▶ **Your goal**: Drop every picture and give the entries back exactly.

* begin Provided information *

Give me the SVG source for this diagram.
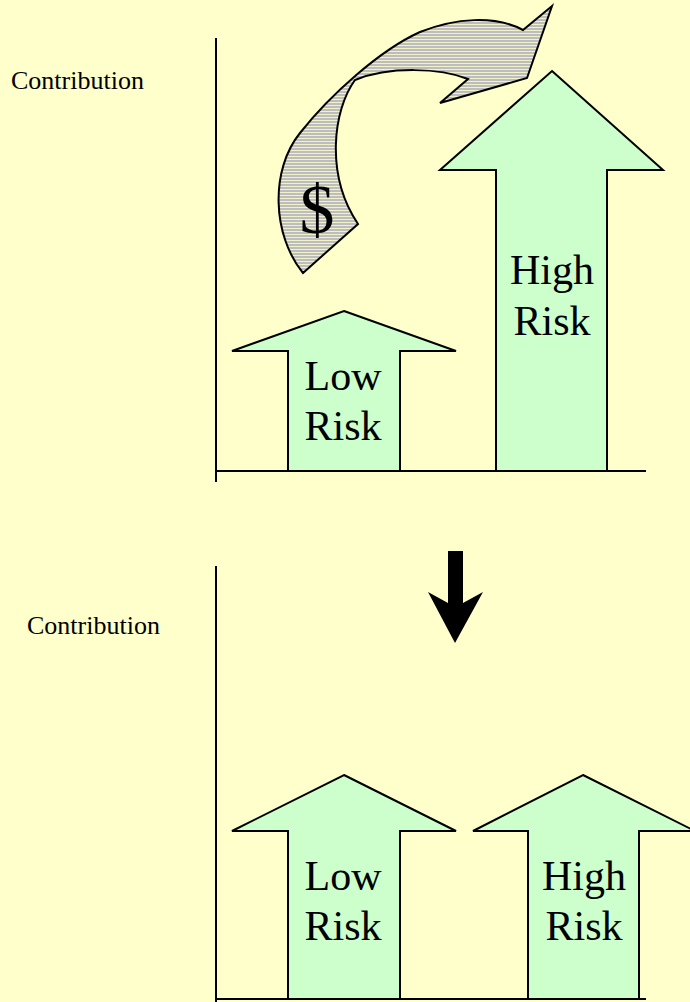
<svg xmlns="http://www.w3.org/2000/svg" width="690" height="1002" viewBox="0 0 690 1002">
<style>
.bg{fill:#FFFFCC}
.axis{stroke:#000;stroke-width:2;fill:none}
.up{fill:#CCFFCC;stroke:#000;stroke-width:2;stroke-linejoin:miter}
.lbl{font-family:"Liberation Serif",serif;font-size:26px;fill:#000}
.big{font-family:"Liberation Serif",serif;font-size:42px;fill:#000;text-anchor:middle}
.cur{fill:url(#stripes);stroke:#000;stroke-width:2;stroke-linejoin:miter}
</style>
<defs>
<pattern id="stripes" width="4" height="3" patternUnits="userSpaceOnUse">
<rect width="4" height="3" fill="#BDBDBD"/>
<rect width="4" height="1" fill="#F2F2C6"/>
</pattern>
</defs>
<rect class="bg" width="690" height="1002"/>
<g id="top-chart">
<g id="top-axes">
<line class="axis" x1="216" y1="38" x2="216" y2="482"/>
<line class="axis" x1="216" y1="471" x2="646" y2="471"/>
<text class="lbl" x="11" y="89">Contribution</text>
</g>
<g id="top-low">
<polygon class="up" points="344,311 456,351 400,351 400,471 288,471 288,351 232,351"/>
<text class="big" x="343" y="390">Low</text>
<text class="big" x="343" y="440">Risk</text>
</g>
<g id="top-high">
<polygon class="up" points="552,71 663,170 607,170 607,471 496,471 496,170 440,170"/>
<text class="big" x="552" y="284">High</text>
<text class="big" x="552" y="335">Risk</text>
</g>
<g id="transfer">
<path class="cur" d="M303,273 C272,235 270,170 300,133 C330,95 380,50 420,32 C455,18 495,15 523,30 L552,6 L527,78 L440,103 L468,79 C440,68 390,66 355,80 C333,110 325,175 358,224 Z"/>
<text x="317" y="233" font-family="Liberation Serif, serif" font-size="70" text-anchor="middle">$</text>
</g>
</g>
<g id="down-arrow">
<polygon fill="#000" points="448,551 463,551 463,603 483,592 455,643 428,592 448,603"/>
</g>
<g id="bottom-chart">
<g id="bottom-axes">
<line class="axis" x1="216" y1="566" x2="216" y2="1002"/>
<line class="axis" x1="216" y1="999" x2="646" y2="999"/>
<text class="lbl" x="27" y="634">Contribution</text>
</g>
<g id="bottom-low">
<polygon class="up" points="344,775 456,831 400,831 400,999 288,999 288,831 232,831"/>
<text class="big" x="343" y="890">Low</text>
<text class="big" x="343" y="940">Risk</text>
</g>
<g id="bottom-high">
<polygon class="up" points="583,775 695,831 639,831 639,999 528,999 528,831 473,831"/>
<text class="big" x="584" y="890">High</text>
<text class="big" x="584" y="940">Risk</text>
</g>
</g>
</svg>
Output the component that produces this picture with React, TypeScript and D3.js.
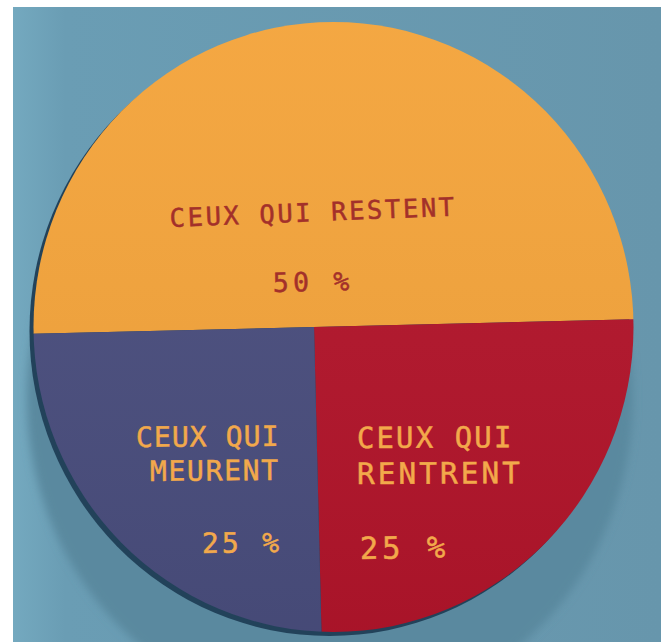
import React from "react";
import * as d3 from "d3";

// ---- data ----
const categories = ["CEUX QUI RESTENT", "CEUX QUI RENTRENT", "CEUX QUI MEURENT"];
const values = [50, 25, 25];
const valueLabels = ["50 %", "25 %", "25 %"];
const sliceColors = ["#f4a43b", "#b3152b", "#4a4e7e"];

const W = 661;
const H = 642;

export default function App() {
  // pie centre (where slice borders meet) and disc outline (photo perspective)
  const cx = 314;
  const cy = 327;
  const disc = { cx: 333.5, cy: 327, rx: 300, ry: 305 };
  const rot = (1.4 * Math.PI) / 180;

  const pie = d3
    .pie<number>()
    .sort(null)
    .startAngle(-Math.PI / 2 - rot)
    .endAngle((3 * Math.PI) / 2 - rot);
  const arcs = pie(values);
  const arc = d3.arc<d3.PieArcDatum<number>>().innerRadius(0).outerRadius(460);

  const font = "'DejaVu Sans Mono', monospace";
  const darkText = "#a3302a";
  const lightText = "#f2a94b";

  const label = (
    txt: string,
    x: number,
    y: number,
    fs: number,
    ls: number,
    fill: string,
    angle: number,
    key: string
  ) => (
    <text
      key={key}
      x={x}
      y={y}
      fill={fill}
      stroke={fill}
      strokeWidth={0.5}
      transform={`rotate(${angle},${x},${y})`}
      style={{ fontFamily: font, fontSize: fs, letterSpacing: ls }}
    >
      {txt}
    </text>
  );

  const [restent, rentrent, meurent] = categories;
  const splitLines = (s: string) => [s.slice(0, 8), s.slice(9)];
  const leftLines = splitLines(meurent);
  const rightLines = splitLines(rentrent);

  return (
    <svg
      width={W}
      height={H}
      style={{ position: "absolute", left: 0, top: 0, display: "block" }}
    >
      <defs>
        <clipPath id="discClip">
          <ellipse cx={disc.cx} cy={disc.cy} rx={disc.rx} ry={disc.ry} />
        </clipPath>
        <filter id="blur" x="-20%" y="-20%" width="140%" height="140%">
          <feGaussianBlur stdDeviation="4" />
        </filter>
        <linearGradient id="shade" x1="0" y1="0" x2="0" y2="1">
          <stop offset="0" stopColor="#fff" stopOpacity="0.04" />
          <stop offset="1" stopColor="#000" stopOpacity="0.06" />
        </linearGradient>
        <linearGradient id="wall" x1="0" y1="0" x2="1" y2="0">
          <stop offset="0" stopColor="#74a9bf" />
          <stop offset="0.08" stopColor="#6a9db4" />
          <stop offset="1" stopColor="#6796ac" />
        </linearGradient>
      </defs>
      <rect x={0} y={0} width={W} height={H} fill="#ffffff" />
      <rect x={13} y={7} width={W - 13} height={H - 7} fill="url(#wall)" />

      {/* cast shadow on the wall */}
      <ellipse cx={330} cy={398} rx={303} ry={318} fill="#5a899f" filter="url(#blur)" />
      {/* disc thickness */}
      <ellipse cx={disc.cx - 4} cy={disc.cy + 4} rx={disc.rx} ry={disc.ry} fill="#22425a" />

      <g clipPath="url(#discClip)">
        {arcs.map((a, i) => (
          <path
            key={categories[i]}
            d={arc(a) || ""}
            transform={`translate(${cx},${cy})`}
            fill={sliceColors[i]}
          />
        ))}
        <rect x={0} y={0} width={W} height={H} fill="url(#shade)" />
      </g>

      {label(restent, 170, 227, 25.5, 2.6, darkText, -2.3, "t1")}
      {label(valueLabels[0], 273, 292, 26.5, 4.2, darkText, -1.2, "t2")}

      {label(leftLines[0], 136, 447, 28, 1.1, lightText, -0.5, "l1")}
      {label(leftLines[1], 150, 481, 28, 1.7, lightText, -0.5, "l2")}
      {label(valueLabels[2], 202, 553, 28, 3.2, lightText, -0.5, "l3")}

      {label(rightLines[0], 357, 448, 29, 2.1, lightText, -0.3, "r1")}
      {label(rightLines[1], 357, 484, 29.5, 3.0, lightText, -0.3, "r2")}
      {label(valueLabels[1], 360, 559, 30.5, 4.0, lightText, -0.8, "r3")}
    </svg>
  );
}
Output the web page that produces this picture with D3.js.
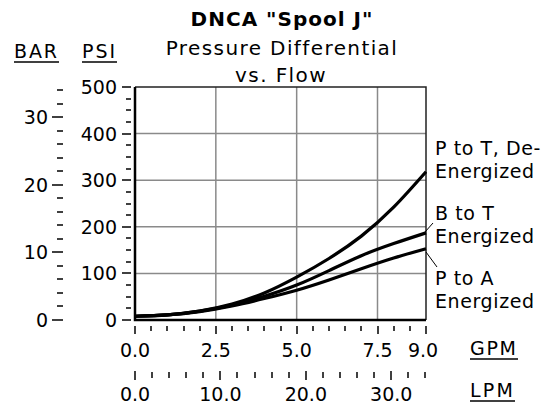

* end Provided information *

▶ **Solution for this problem**:
Give me the SVG source for this diagram.
<svg xmlns="http://www.w3.org/2000/svg" width="690" height="1002" viewBox="0 0 690 1002">
<style>
.bg{fill:#FFFFCC}
.axis{stroke:#000;stroke-width:2;fill:none}
.up{fill:#CCFFCC;stroke:#000;stroke-width:2;stroke-linejoin:miter}
.lbl{font-family:"Liberation Serif",serif;font-size:26px;fill:#000}
.big{font-family:"Liberation Serif",serif;font-size:42px;fill:#000;text-anchor:middle}
.cur{fill:url(#stripes);stroke:#000;stroke-width:2;stroke-linejoin:miter}
</style>
<defs>
<pattern id="stripes" width="4" height="3" patternUnits="userSpaceOnUse">
<rect width="4" height="3" fill="#BDBDBD"/>
<rect width="4" height="1" fill="#F2F2C6"/>
</pattern>
</defs>
<rect class="bg" width="690" height="1002"/>
<g id="top-chart">
<g id="top-axes">
<line class="axis" x1="216" y1="38" x2="216" y2="482"/>
<line class="axis" x1="216" y1="471" x2="646" y2="471"/>
<text class="lbl" x="11" y="89">Contribution</text>
</g>
<g id="top-low">
<polygon class="up" points="344,311 456,351 400,351 400,471 288,471 288,351 232,351"/>
<text class="big" x="343" y="390">Low</text>
<text class="big" x="343" y="440">Risk</text>
</g>
<g id="top-high">
<polygon class="up" points="552,71 663,170 607,170 607,471 496,471 496,170 440,170"/>
<text class="big" x="552" y="284">High</text>
<text class="big" x="552" y="335">Risk</text>
</g>
<g id="transfer">
<path class="cur" d="M303,273 C272,235 270,170 300,133 C330,95 380,50 420,32 C455,18 495,15 523,30 L552,6 L527,78 L440,103 L468,79 C440,68 390,66 355,80 C333,110 325,175 358,224 Z"/>
<text x="317" y="233" font-family="Liberation Serif, serif" font-size="70" text-anchor="middle">$</text>
</g>
</g>
<g id="down-arrow">
<polygon fill="#000" points="448,551 463,551 463,603 483,592 455,643 428,592 448,603"/>
</g>
<g id="bottom-chart">
<g id="bottom-axes">
<line class="axis" x1="216" y1="566" x2="216" y2="1002"/>
<line class="axis" x1="216" y1="999" x2="646" y2="999"/>
<text class="lbl" x="27" y="634">Contribution</text>
</g>
<g id="bottom-low">
<polygon class="up" points="344,775 456,831 400,831 400,999 288,999 288,831 232,831"/>
<text class="big" x="343" y="890">Low</text>
<text class="big" x="343" y="940">Risk</text>
</g>
<g id="bottom-high">
<polygon class="up" points="583,775 695,831 639,831 639,999 528,999 528,831 473,831"/>
<text class="big" x="584" y="890">High</text>
<text class="big" x="584" y="940">Risk</text>
</g>
</g>
</svg>
Output the component that produces this picture with React, TypeScript and D3.js.
import React from "react";
import * as d3 from "d3";

// ---- data ----
const categories = ["CEUX QUI RESTENT", "CEUX QUI RENTRENT", "CEUX QUI MEURENT"];
const values = [50, 25, 25];
const valueLabels = ["50 %", "25 %", "25 %"];
const sliceColors = ["#f4a43b", "#b3152b", "#4a4e7e"];

const W = 661;
const H = 642;

export default function App() {
  // pie centre (where slice borders meet) and disc outline (photo perspective)
  const cx = 314;
  const cy = 327;
  const disc = { cx: 333.5, cy: 327, rx: 300, ry: 305 };
  const rot = (1.4 * Math.PI) / 180;

  const pie = d3
    .pie<number>()
    .sort(null)
    .startAngle(-Math.PI / 2 - rot)
    .endAngle((3 * Math.PI) / 2 - rot);
  const arcs = pie(values);
  const arc = d3.arc<d3.PieArcDatum<number>>().innerRadius(0).outerRadius(460);

  const font = "'DejaVu Sans Mono', monospace";
  const darkText = "#a3302a";
  const lightText = "#f2a94b";

  const label = (
    txt: string,
    x: number,
    y: number,
    fs: number,
    ls: number,
    fill: string,
    angle: number,
    key: string
  ) => (
    <text
      key={key}
      x={x}
      y={y}
      fill={fill}
      stroke={fill}
      strokeWidth={0.5}
      transform={`rotate(${angle},${x},${y})`}
      style={{ fontFamily: font, fontSize: fs, letterSpacing: ls }}
    >
      {txt}
    </text>
  );

  const [restent, rentrent, meurent] = categories;
  const splitLines = (s: string) => [s.slice(0, 8), s.slice(9)];
  const leftLines = splitLines(meurent);
  const rightLines = splitLines(rentrent);

  return (
    <svg
      width={W}
      height={H}
      style={{ position: "absolute", left: 0, top: 0, display: "block" }}
    >
      <defs>
        <clipPath id="discClip">
          <ellipse cx={disc.cx} cy={disc.cy} rx={disc.rx} ry={disc.ry} />
        </clipPath>
        <filter id="blur" x="-20%" y="-20%" width="140%" height="140%">
          <feGaussianBlur stdDeviation="4" />
        </filter>
        <linearGradient id="shade" x1="0" y1="0" x2="0" y2="1">
          <stop offset="0" stopColor="#fff" stopOpacity="0.04" />
          <stop offset="1" stopColor="#000" stopOpacity="0.06" />
        </linearGradient>
        <linearGradient id="wall" x1="0" y1="0" x2="1" y2="0">
          <stop offset="0" stopColor="#74a9bf" />
          <stop offset="0.08" stopColor="#6a9db4" />
          <stop offset="1" stopColor="#6796ac" />
        </linearGradient>
      </defs>
      <rect x={0} y={0} width={W} height={H} fill="#ffffff" />
      <rect x={13} y={7} width={W - 13} height={H - 7} fill="url(#wall)" />

      {/* cast shadow on the wall */}
      <ellipse cx={330} cy={398} rx={303} ry={318} fill="#5a899f" filter="url(#blur)" />
      {/* disc thickness */}
      <ellipse cx={disc.cx - 4} cy={disc.cy + 4} rx={disc.rx} ry={disc.ry} fill="#22425a" />

      <g clipPath="url(#discClip)">
        {arcs.map((a, i) => (
          <path
            key={categories[i]}
            d={arc(a) || ""}
            transform={`translate(${cx},${cy})`}
            fill={sliceColors[i]}
          />
        ))}
        <rect x={0} y={0} width={W} height={H} fill="url(#shade)" />
      </g>

      {label(restent, 170, 227, 25.5, 2.6, darkText, -2.3, "t1")}
      {label(valueLabels[0], 273, 292, 26.5, 4.2, darkText, -1.2, "t2")}

      {label(leftLines[0], 136, 447, 28, 1.1, lightText, -0.5, "l1")}
      {label(leftLines[1], 150, 481, 28, 1.7, lightText, -0.5, "l2")}
      {label(valueLabels[2], 202, 553, 28, 3.2, lightText, -0.5, "l3")}

      {label(rightLines[0], 357, 448, 29, 2.1, lightText, -0.3, "r1")}
      {label(rightLines[1], 357, 484, 29.5, 3.0, lightText, -0.3, "r2")}
      {label(valueLabels[1], 360, 559, 30.5, 4.0, lightText, -0.8, "r3")}
    </svg>
  );
}
Output the web page that produces this picture with D3.js.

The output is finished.